Suzano, the world’s largest pulp producer, announces its results for the third quarter of 2025 (3Q25), reporting sales of 3.6 million tonnes of pulp and paper combined, a 20% increase on the same quarter last year (3Q24). The positive result is driven by the operations of the Ribas do Rio Pardo pulp mill, inaugurated in 2024, and by the integration of paper production from assets acquired in the United States in October 2024.

The cash cost of pulp production (excluding downtime) was R$801 per tonne, a 7% reduction compared to 3Q24, another positive highlight of the quarter. The results reflect the continuation of the downward trend in production costs and the ongoing improvement in structural competitiveness.

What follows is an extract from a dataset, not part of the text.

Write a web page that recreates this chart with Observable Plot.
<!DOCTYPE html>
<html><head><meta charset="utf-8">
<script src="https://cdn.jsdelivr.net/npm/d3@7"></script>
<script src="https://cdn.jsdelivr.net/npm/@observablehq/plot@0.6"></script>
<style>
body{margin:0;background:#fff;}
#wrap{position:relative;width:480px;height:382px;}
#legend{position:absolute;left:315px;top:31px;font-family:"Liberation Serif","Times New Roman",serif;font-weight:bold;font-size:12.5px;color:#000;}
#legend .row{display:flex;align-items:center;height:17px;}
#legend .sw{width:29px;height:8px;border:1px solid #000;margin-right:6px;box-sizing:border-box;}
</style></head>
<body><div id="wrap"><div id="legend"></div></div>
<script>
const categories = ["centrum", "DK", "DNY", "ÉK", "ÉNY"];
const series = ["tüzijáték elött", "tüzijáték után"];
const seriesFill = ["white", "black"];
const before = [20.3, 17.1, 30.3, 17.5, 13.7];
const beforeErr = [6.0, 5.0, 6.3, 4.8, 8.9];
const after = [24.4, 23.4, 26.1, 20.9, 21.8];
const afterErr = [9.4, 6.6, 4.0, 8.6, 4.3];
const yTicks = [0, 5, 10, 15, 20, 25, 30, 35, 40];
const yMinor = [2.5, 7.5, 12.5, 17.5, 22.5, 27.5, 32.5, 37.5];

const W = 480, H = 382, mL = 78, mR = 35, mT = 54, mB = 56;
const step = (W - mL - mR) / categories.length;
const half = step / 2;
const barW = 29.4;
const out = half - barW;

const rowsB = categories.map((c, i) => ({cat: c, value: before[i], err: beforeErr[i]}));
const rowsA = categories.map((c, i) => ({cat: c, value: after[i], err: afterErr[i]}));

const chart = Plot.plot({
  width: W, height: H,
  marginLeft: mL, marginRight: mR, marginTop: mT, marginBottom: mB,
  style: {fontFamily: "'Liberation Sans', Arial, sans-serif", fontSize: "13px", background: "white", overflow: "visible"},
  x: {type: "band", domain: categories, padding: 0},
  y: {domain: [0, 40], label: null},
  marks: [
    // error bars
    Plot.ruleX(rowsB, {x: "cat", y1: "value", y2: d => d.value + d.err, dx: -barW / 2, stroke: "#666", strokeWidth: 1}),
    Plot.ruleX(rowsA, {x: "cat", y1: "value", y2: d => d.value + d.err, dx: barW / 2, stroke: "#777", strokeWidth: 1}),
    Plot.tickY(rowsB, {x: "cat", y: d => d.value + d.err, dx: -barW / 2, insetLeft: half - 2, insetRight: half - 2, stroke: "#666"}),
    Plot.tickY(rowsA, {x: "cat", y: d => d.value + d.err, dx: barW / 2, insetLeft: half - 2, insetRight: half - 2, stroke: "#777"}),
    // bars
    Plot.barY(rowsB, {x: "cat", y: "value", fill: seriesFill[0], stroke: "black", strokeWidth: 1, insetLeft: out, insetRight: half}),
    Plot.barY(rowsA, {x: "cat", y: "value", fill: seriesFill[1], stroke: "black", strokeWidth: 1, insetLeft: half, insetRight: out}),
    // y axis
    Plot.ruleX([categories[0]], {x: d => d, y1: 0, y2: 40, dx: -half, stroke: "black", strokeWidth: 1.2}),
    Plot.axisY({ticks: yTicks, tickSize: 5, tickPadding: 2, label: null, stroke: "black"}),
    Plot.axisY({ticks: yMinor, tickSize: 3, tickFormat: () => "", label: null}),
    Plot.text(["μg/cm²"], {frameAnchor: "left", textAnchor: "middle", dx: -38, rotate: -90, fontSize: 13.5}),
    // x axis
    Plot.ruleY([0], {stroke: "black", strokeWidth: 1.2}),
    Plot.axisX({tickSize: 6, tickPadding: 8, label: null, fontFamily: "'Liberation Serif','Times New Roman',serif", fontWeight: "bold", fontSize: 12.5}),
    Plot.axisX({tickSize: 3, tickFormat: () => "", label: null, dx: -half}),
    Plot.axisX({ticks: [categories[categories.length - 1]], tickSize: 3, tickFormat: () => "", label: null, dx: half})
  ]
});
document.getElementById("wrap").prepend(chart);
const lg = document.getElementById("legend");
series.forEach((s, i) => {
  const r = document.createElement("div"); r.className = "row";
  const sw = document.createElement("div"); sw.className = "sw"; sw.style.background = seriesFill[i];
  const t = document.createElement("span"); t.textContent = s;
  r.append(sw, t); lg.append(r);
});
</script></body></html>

Net revenue for the quarter totalled R$12.2 billion, broadly flat on the comparable period last year. Adjusted EBITDA totalled R$5.2 billion and operating cash generation was positive at R$3.4 billion. The movement is mainly influenced by lower pulp prices and a weaker exchange rate for exports. Net profit totalled R$2 billion.

Suzano Packaging delivered its first positive Adjusted EBITDA from the US operations acquired in October 2024. The result reflects the company's focus on value generation from the integrated asset base.

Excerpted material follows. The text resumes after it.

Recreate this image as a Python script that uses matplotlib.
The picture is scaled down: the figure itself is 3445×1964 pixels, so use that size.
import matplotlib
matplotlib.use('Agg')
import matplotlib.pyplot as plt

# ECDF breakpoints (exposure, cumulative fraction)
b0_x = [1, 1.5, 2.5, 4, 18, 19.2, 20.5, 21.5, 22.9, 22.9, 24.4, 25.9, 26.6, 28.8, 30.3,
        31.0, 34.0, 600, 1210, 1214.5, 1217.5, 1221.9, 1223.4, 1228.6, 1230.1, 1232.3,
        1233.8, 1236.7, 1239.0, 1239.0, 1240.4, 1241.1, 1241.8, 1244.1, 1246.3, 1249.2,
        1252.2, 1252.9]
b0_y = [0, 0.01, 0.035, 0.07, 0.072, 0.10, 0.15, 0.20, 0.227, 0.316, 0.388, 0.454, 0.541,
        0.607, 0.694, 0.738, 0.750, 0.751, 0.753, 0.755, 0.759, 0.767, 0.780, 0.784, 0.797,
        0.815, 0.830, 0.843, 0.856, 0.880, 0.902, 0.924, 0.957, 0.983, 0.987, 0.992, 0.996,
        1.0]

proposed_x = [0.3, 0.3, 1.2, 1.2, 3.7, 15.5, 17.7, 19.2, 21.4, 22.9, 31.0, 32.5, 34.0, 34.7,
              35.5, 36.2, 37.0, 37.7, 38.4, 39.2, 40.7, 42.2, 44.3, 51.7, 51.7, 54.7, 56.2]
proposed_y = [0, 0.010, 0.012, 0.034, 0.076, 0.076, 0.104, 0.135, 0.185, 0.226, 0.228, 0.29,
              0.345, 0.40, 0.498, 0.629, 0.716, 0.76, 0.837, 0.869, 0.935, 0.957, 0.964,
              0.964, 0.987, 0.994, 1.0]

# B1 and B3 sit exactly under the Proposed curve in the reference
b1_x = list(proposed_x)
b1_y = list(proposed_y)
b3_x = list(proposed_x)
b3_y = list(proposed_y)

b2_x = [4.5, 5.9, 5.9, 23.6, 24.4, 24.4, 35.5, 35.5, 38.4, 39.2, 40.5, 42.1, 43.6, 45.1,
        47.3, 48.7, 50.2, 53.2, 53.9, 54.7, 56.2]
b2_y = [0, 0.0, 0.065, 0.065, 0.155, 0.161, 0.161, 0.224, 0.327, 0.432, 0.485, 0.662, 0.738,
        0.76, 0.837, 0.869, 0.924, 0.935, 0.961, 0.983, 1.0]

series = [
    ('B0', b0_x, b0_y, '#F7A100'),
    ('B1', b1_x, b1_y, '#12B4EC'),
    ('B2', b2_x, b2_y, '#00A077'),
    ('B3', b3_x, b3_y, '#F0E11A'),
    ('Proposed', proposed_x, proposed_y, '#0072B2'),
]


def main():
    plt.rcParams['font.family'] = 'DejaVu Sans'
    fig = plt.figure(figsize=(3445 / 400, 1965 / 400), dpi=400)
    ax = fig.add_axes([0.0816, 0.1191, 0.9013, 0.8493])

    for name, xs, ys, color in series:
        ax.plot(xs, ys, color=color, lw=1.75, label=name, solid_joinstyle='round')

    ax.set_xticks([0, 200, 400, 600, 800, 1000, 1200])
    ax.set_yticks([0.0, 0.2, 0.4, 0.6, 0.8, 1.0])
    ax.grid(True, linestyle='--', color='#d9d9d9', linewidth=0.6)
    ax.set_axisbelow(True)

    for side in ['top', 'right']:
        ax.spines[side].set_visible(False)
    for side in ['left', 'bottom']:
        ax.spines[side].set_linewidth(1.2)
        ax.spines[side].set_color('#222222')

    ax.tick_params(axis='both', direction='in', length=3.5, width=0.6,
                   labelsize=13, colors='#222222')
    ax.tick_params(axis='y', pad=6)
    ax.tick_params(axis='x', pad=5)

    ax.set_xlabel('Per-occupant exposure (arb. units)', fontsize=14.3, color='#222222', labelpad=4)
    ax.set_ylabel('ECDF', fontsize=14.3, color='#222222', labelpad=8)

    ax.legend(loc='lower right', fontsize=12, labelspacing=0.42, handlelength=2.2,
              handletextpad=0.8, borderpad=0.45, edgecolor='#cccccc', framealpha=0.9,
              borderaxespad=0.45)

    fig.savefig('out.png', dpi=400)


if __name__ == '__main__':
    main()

Suzano’s net leverage in U.S. dollars ended the quarter at 3.3 times in USD. The cash position at the end of Q3 totalled US$6.5bn.

Beto Abreu, CEO of Suzano, commented:

“Even in challenging market conditions, we continued to improve our competitiveness and we remain strongly cash generative, boosted by the exceptional efficiency of our new Ribas do Rio Pardo mill. We remain focused on further strengthening our competitiveness, deleveraging the company and unlocking value from the capital allocations made to date. The solid progress toward establishing the joint venture with Kimberly-Clark, along with the learnings and positive momentum from our packaging operations in the United States, indicate we are on the right path.”